YOU MUST CALL, E-MAIL OR NOTIFY ME ON THE DAY OF THE EXAM OR EARLIER IN
ORDER TO BE ALLOWED TO SCHEDULE A MAKE-UP EXAM.
All make-up exams need to be completed before I hand back the
exams. IF NO CONTACT IS MADE, THEN NO
MAKE-UP WILL BE ALLOWED. There are no
retakes allowed on exams or quizzes so please be
prepared to put your best effort forward on the day of the test.
Even though no official
attendance is taken, regular attendance is recommended and crucial in a
mathematics class since subsequent classes are based on ideas developed in
previous classes.

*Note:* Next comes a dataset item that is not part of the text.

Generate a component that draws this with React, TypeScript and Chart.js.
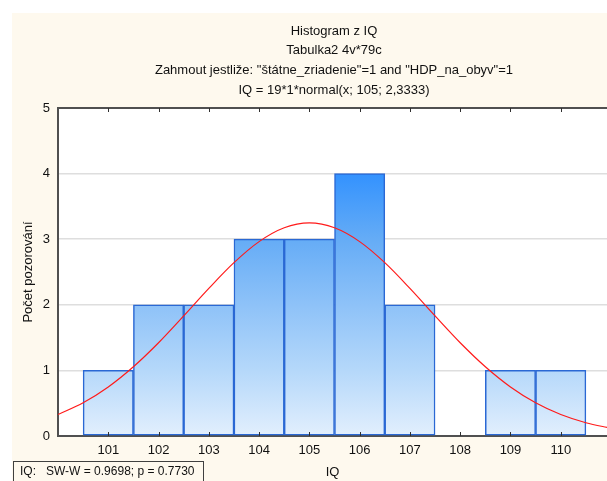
import { useEffect, useRef } from "react";
import { Chart, registerables } from "chart.js";

Chart.register(...registerables);

const titleLines = [
  "Histogram z IQ",
  "Tabulka2 4v*79c",
  'Zahmout jestliže: "štátne_zriadenie"=1 and "HDP_na_obyv"=1',
  "IQ = 19*1*normal(x; 105; 2,3333)",
];
const binCenters = [101, 102, 103, 104, 105, 106, 107, 108, 109, 110];
const counts = [1, 2, 2, 3, 3, 4, 2, 0, 1, 1];
const curveX = [100, 100.5, 101, 101.5, 102, 102.5, 103, 103.5, 104, 104.5, 105, 105.5, 106, 106.5, 107, 107.5, 108, 108.5, 109, 109.5, 110, 110.5, 111];
const curveY = [0.327, 0.506, 0.747, 1.055, 1.421, 1.83, 2.25, 2.642, 2.963, 3.174, 3.248, 3.174, 2.963, 2.642, 2.25, 1.83, 1.421, 1.055, 0.747, 0.506, 0.327, 0.202, 0.119];
const xTicks = [101, 102, 103, 104, 105, 106, 107, 108, 109, 110];
const yTicks = [0, 1, 2, 3, 4, 5];
const xTitle = "IQ";
const yTitle = "Počet pozorování";
const statsText = "IQ:   SW-W = 0.9698; p = 0.7730";

const FONT = "Arial, 'Liberation Sans', sans-serif";
const CREAM = "#fef9ee";

const decorPlugin = {
  id: "decor",
  beforeDraw(chart: any) {
    const { ctx, width, height, chartArea } = chart;
    ctx.save();
    ctx.fillStyle = "#ffffff";
    ctx.fillRect(0, 0, width, height);
    ctx.fillStyle = CREAM;
    ctx.fillRect(12, 13, width - 12, height - 13);
    ctx.fillStyle = "#ffffff";
    ctx.fillRect(chartArea.left, chartArea.top, chartArea.right - chartArea.left, chartArea.bottom - chartArea.top);
    ctx.restore();
  },
  afterDraw(chart: any) {
    const { ctx, chartArea } = chart;
    const xs = chart.scales.x;
    ctx.save();
    ctx.strokeStyle = "#505050";
    ctx.lineWidth = 2;
    ctx.beginPath();
    ctx.moveTo(chartArea.left, chartArea.top);
    ctx.lineTo(chartArea.right, chartArea.top);
    ctx.stroke();
    ctx.lineWidth = 1;
    ctx.strokeStyle = "#303030";
    ctx.beginPath();
    for (const v of xTicks) {
      const px = Math.round(xs.getPixelForValue(v)) + 0.5;
      ctx.moveTo(px, chartArea.bottom);
      ctx.lineTo(px, chartArea.bottom - 4);
      ctx.moveTo(px, chartArea.top);
      ctx.lineTo(px, chartArea.top + 4);
    }
    ctx.stroke();
    ctx.fillStyle = "#111111";
    ctx.font = `13px ${FONT}`;
    ctx.textAlign = "center";
    ctx.textBaseline = "middle";
    const cx = 334;
    const ys = [31, 50, 70, 90];
    titleLines.forEach((t, i) => ctx.fillText(t, cx, ys[i]));
    ctx.fillStyle = CREAM;
    ctx.fillRect(13, 461, 190, 30);
    ctx.strokeStyle = "#404040";
    ctx.lineWidth = 1;
    ctx.strokeRect(13.5, 461.5, 190, 30);
    ctx.fillStyle = "#111111";
    ctx.font = `12px ${FONT}`;
    ctx.textAlign = "left";
    ctx.textBaseline = "middle";
    ctx.fillText(statsText, 20, 472);
    ctx.restore();
  },
};

export default function App() {
  const ref = useRef<HTMLCanvasElement | null>(null);
  useEffect(() => {
    if (!ref.current) return;
    const barGradient = (context: any) => {
      const chart = context.chart;
      const area = chart.chartArea;
      if (!area) return "#8ec2f8";
      const g = chart.ctx.createLinearGradient(0, area.top, 0, area.bottom);
      g.addColorStop(0, "#0f7cff");
      g.addColorStop(0.2, "#3392fe");
      g.addColorStop(0.4, "#65acf6");
      g.addColorStop(0.6, "#8ec2f8");
      g.addColorStop(0.8, "#b5d8fa");
      g.addColorStop(1, "#e2effd");
      return g;
    };
    const chart = new Chart(ref.current, {
      type: "bar",
      data: {
        datasets: [
          {
            type: "line",
            data: curveX.map((x, i) => ({ x, y: curveY[i] })),
            borderColor: "#ff1a1a",
            borderWidth: 1.2,
            pointRadius: 0,
            cubicInterpolationMode: "monotone",
            fill: false,
          } as any,
          {
            type: "bar",
            data: binCenters.map((x, i) => ({ x, y: counts[i] === 0 ? null : counts[i] })),
            backgroundColor: barGradient,
            borderColor: "#2a68d4",
            borderWidth: 1.5,
            borderSkipped: false,
            barPercentage: 1,
            categoryPercentage: 1,
          } as any,
        ],
      },
      options: {
        animation: false,
        responsive: false,
        maintainAspectRatio: false,
        layout: { padding: { top: 108, left: 0, right: 0, bottom: 0 } },
        plugins: { legend: { display: false }, title: { display: false }, tooltip: { enabled: false } },
        scales: {
          x: {
            type: "linear",
            min: 100,
            max: 110.92,
            offset: false,
            afterBuildTicks: (s: any) => {
              s.ticks = xTicks.map((v) => ({ value: v }));
            },
            afterFit: (s: any) => {
              s.height = 45;
            },
            grid: { display: true, color: "rgba(0,0,0,0)", drawTicks: false, offset: false },
            border: { display: true, color: "#505050", width: 2 },
            ticks: { padding: 7, color: "#111", font: { family: FONT, size: 13 }, maxRotation: 0, autoSkip: false },
            title: { display: true, text: xTitle, color: "#111", font: { family: FONT, size: 13 }, padding: { top: 0, bottom: 1 } },
          },
          y: {
            type: "linear",
            min: 0,
            max: 5,
            afterBuildTicks: (s: any) => {
              s.ticks = yTicks.map((v) => ({ value: v }));
            },
            afterFit: (s: any) => {
              s.width = 58;
            },
            grid: {
              drawTicks: false,
              color: (c: any) => (c.tick && (c.tick.value === 0 || c.tick.value === 5) ? "rgba(0,0,0,0)" : "#dedede"),
              lineWidth: 1.5,
            },
            border: { display: true, color: "#505050", width: 2 },
            ticks: { padding: 8, color: "#111", font: { family: FONT, size: 13 } },
            title: { display: true, text: yTitle, color: "#111", font: { family: FONT, size: 13 }, padding: { top: 21, bottom: 0 } },
          },
        },
      },
      plugins: [decorPlugin],
    });
    return () => chart.destroy();
  }, []);
  return (
    <div style={{ position: "absolute", left: 0, top: 0, width: 607, height: 481, overflow: "hidden" }}>
      <canvas ref={ref} width={607} height={481} style={{ display: "block", width: 607, height: 481 }} />
    </div>
  );
}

If you do have to miss a class, you are still responsible for learning
the material that was taught in that class and for any exams, quizzes, classwork or homework missed or due the next class. YOU
WILL STILL BE EXPECTED TO TAKE AN EXAM OR QUIZ ON THE SCHEDULED DAY EVEN IF YOU
WERE ABSENT THE DAY BEFORE. All make-up work needs to be completed in a
timely manner at the discretion of the instructor. If an absence is unexcused, then make-up work
may not be accepted.
Other Policies:
As a courtesy to all, please
be sure that your cell phone and pager are turned off during class.
Be on time. It is very disruptive to those around you if
you come in late.
Be courteous.
Be in class to be
successful.
You are responsible for what
happens in class whether you are in attendance or not.
Do not cheat. Any cheating will result in a zero on that
test, quiz, homework or classwork. Other actions may
be taken at the discretion of the instructor.
I
would like to make sure that all the materials, discussions and activities that
are part of the course are accessible to you. If you would like to
request accommodations or other services, please contact me as soon as
possible. It is also possible to contact the Disability Services Office,
L-224; phone, 651/450-8628; TTY, 651/450-8369.
Satisfactory
Academic Progress:
Students
need to maintain both a cumulative GPA of 2.0 and cumulative completion rate of
at least 67% of all attempted credits for each term of attendance. If a student fails to meet these
requirements, they will be placed on academic and/or financial aid probation.